The Dartmouth Skiway has a lift-served summit elevation of 1943 ft above sea level and a base elevation of 975 ft, yielding a vertical drop of 968 ft. Its longest trail is 1.25 mi. There are three lifts which serve the trails at the skiway, including the Winslow Mountain Quad, the Holt's Ledge Double, and the Magic Carpet Beginner Lift. These lifts give the ski area an uphill capacity of 3,300 skiers per hour.

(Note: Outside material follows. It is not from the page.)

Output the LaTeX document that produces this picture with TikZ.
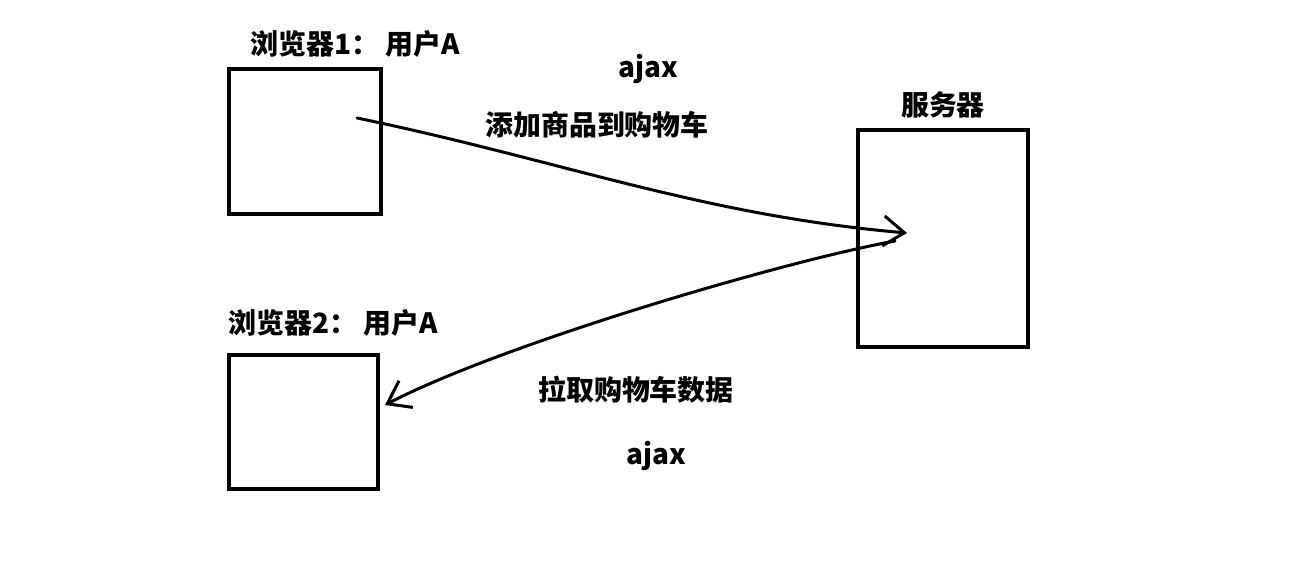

Snowmaking covers about seventy percent of the area with over fifteen snowguns. There is a terrain park located on the Winslow side. The Dartmouth Skiway Ski and Snowboard School has a staff of over 35 instructors. The slopes are patrolled by the Dartmouth Ski Patrol, a joint community and student first aid volunteer organization. The Dartmouth Ski Team hosts the alpine skiing events of the Dartmouth Winter Carnival there annually.

== History ==

Descended from an earlier, smaller operation on nearby Oak Hill in Hanover, the Dartmouth Skiway opened in 1957 with a Pomalift on one peak. For the 1960–61 season, a T-bar was also erected for a novice slope. In 1968, a new trail pod was opened with a double chairlift, located across the street on Winslow Ledge.

In the 1970s and 1980s, many improvements were made to the area, including replacing the Pomalift with a Hall double chairlift and snowmaking installation. In the next ten years a CTEC quad chairlift was installed and the new McLane Family Lodge was constructed, replacing the previous one. Like many other New England ski resorts, it hosts events and functions in the off-season.

Dartmouth Skiway hosted the NCAA Skiing Championships in 1958 and 2003.